Residents of Hong Kong can apply, starting on Sunday, 31 January, for a new visa offering them an opportunity to become British citizens as the United Kingdom opens its doors to those wanting to escape China’s crackdown on dissent in the semi-autonomous city.
From Sunday afternoon, anyone with a British National Overseas (BNO) passport and their dependents will be able to apply online for a visa allowing them to live and work in the UK. After five years, they can then apply for citizenship.
According to Reuters, the visa scheme is a response to Beijing’s decision last year to impose a sweeping national security law on Hong Kong, a former British colony, to snuff out huge and sometimes violent pro-democracy protests.
The UK said the law which punishes subversion, collusion, terrorism and collusion with foreign forces breaches the terms of agreements under which Hong Kong was handed back to China in 1997. London has argued it has a moral duty to the people of Hong Kong.
“We have honoured our profound ties of history and friendship with the people of Hong Kong, and we have stood up for freedom and autonomy, prime minister Boris Johnson said of the scheme this week.
China has reacted with fury to the visa offer.
On Friday, it announced BNO passports would no longer be recognised as a legitimate travel or ID document.
The move was largely symbolic as Hong Kongers tend to use their own passports or ID cards to leave the city.
But Beijing said it was prepared to take further measures, raising fears authorities might try to stop residents of Hong Kong from leaving for the UK.
The UK introduced BNO passports in the 1980s for people who were British dependent territories citizen by connection with Hong Kong.
Many residents of the city at the time wanted the UK to grant them full citizenship but China was opposed to the move. The BNO was a compromise, allowing Hong Kong people born before 1997 the right to stay in the UK for six months at a time, but with no working or settling rights.

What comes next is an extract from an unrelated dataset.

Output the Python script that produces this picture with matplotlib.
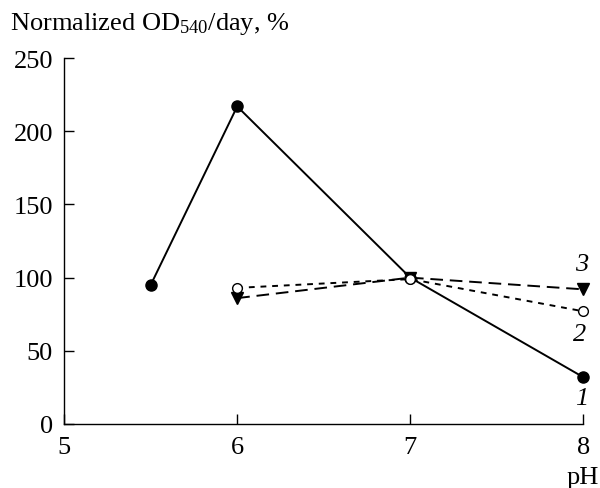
import matplotlib
matplotlib.use("Agg")
import matplotlib.pyplot as plt

plt.rcParams['font.family'] = ['Liberation Serif', 'DejaVu Serif']
plt.rcParams['mathtext.fontset'] = 'custom'
plt.rcParams['mathtext.rm'] = 'Liberation Serif'
plt.rcParams['mathtext.it'] = 'Liberation Serif:italic'

ph1 = [5.5, 6, 7, 8]
s1 = [95, 217, 100, 32]
ph2 = [6, 7, 8]
s2 = [93, 99, 77]
ph3 = [6, 7, 8]
s3 = [86, 100, 92]
xticks = [5, 6, 7, 8]
yticks = [0, 50, 100, 150, 200, 250]

fig = plt.figure(figsize=(6.0, 4.89), dpi=100)
ax = fig.add_axes([0.107, 0.131, 0.865, 0.748])

ax.plot(ph1, s1, color='black', lw=1.4, marker='o', ms=8, mfc='black', mec='black', zorder=3, clip_on=False)
ax.plot(ph2, s2, color='black', lw=1.4, ls=(0, (3, 3)), marker='o', ms=7, mfc='white', mec='black', zorder=4, clip_on=False)
ax.plot(ph3, s3, color='black', lw=1.4, ls=(0, (6.5, 3.5)), marker='v', ms=8, mfc='black', mec='black', zorder=2, clip_on=False)

ax.set_xlim(5, 8)
ax.set_ylim(0, 250)
ax.set_xticks(xticks)
ax.set_yticks(yticks)
ax.tick_params(direction='in', length=7, width=1, labelsize=19)
ax.tick_params(axis='x', pad=9)
ax.tick_params(axis='y', pad=8)
for s in ['top', 'right']:
    ax.spines[s].set_visible(False)
for s in ['left', 'bottom']:
    ax.spines[s].set_linewidth(1)

ax.text(7.99, 109, '3', style='italic', fontsize=19, ha='center', va='center', clip_on=False)
ax.text(7.98, 61.5, '2', style='italic', fontsize=19, ha='center', va='center', clip_on=False)
ax.text(7.99, 18, '1', style='italic', fontsize=19, ha='center', va='center', clip_on=False)

fig.text(10/600, 1 - 24/489, r'Normalized OD$_{540}$/day, %', fontsize=19, ha='left', va='center')
fig.text(583/600, 1 - 478/489, 'pH', fontsize=19, ha='center', va='center')

fig.savefig('out.png', dpi=100)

Now, it has become one of the few ways out for Hong Kong people hoping to start a new life overseas as authorities conduct mass arrests against democracy supporters and move to purge the restless city of dissenting views.
Under the visa scheme, those hoping to move have to show they have enough funds to sustain both themselves and their dependents for at least six months.
Hong Kongers already in the UK who are involved in helping others relocate say many of the early applicants tend to be educated middle-class people, often with young families, who have enough liquidity to finance their move.